The sheriff's office said Israel did not know Peraza and LaCerra would be commended until he showed up to present a raft of awards at the African-American Research Library and Cultural Center in Fort Lauderdale on Oct. 22, 2013.

But it wasn't until McBean's family filed a lawsuit last spring, alleging the award was part of a wrongful-death coverup, that Israel ordered an Internal Affairs review of the combat cross rewards.

That probe found that the deputy in charge of coordinating the awards had shredded the applications that would have contained approval signatures up the chain of command.

"There was no malice," Israel said of the shredding.

The Internal Affairs report, filed in late August and obtained through a public-records request, says the deputy had destroyed all completed awards when another officer took over the coordinator position — even though such records must be kept for five years under state law.

The deputy who got rid of the material "was unaware that she was supposed to retain the forms and was apologetic for her actions," the report says. She received a written reprimand.

Regardless of what was in the missing material, the award violated the sheriff's policies, which said that if the nominee fired a gun, the findings of the Shooting Review Board must be included in the application and considered.

Israel said it appears that was not done. He has now proposed a revised policy that says an officer who kills someone cannot be given an award until all criminal and administrative reviews are complete unless "specifically authorized by the Sheriff."

Image: Jermaine McBean with an alligator
Jermaine McBean with an alligatorCourtesy Davod Schoen

"These awards could have been given at any time," he said of the commendations for the McBean shooting. "There should not be a rush to give awards."

Israel said he will not rescind the awards because the Broward State Attorney's office could soon be presenting the case to a grand jury and any action he takes could influence the outcome.

"Now is not the time to do that," he said.

David Schoen, a lawyer for McBean's family, said they were "deeply saddened" to hear the sheriff won't recall the awards.

"It has been a terrible slap in the face to the McBean family from the day it was given," he said.

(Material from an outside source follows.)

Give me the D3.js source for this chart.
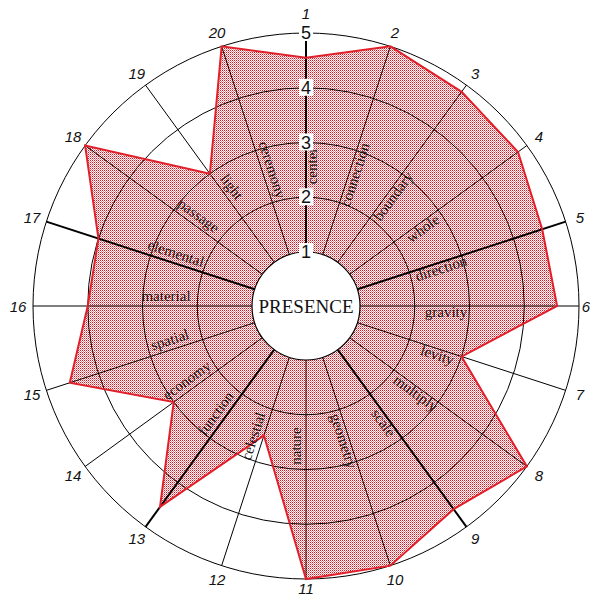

"This award is alleged to be a part of that coverup and allowing it to remain in place just further supports that assertion."

Activists from the Black Lives Matter movement have also called on the sheriff to rescind the award and remove the three officers involved in McBean's death from the street.

"Scott Israel obviously is trying to influence the outcome. In favor of his officers!" said Jeff Weinberger, an organizer with the Black Lives Matter Alliance in Broward. "If he acknowledges that the awards shouldn't have been given, then why not rescind them?"

McBean's family says a photo taken by a witness shows that the police lied about the circumstances of his death. In the picture, he appears to be wearing white earbuds — even though police insisted he had nothing in his ears that would have stopped him from hearing their shouts and told the family the earbuds were found in his pants pocket.

One witness has also told NBC News that McBean was holding the air rifle — which he had just bought — behind his neck as he walked into his Oakland Park apartment complex and never pointed it at the officers responding to the 911 calls.

Israel has said there was "no coverup" by his department. In court papers, a lawyer for the department and the officers says McBean's actions were to blame for his death.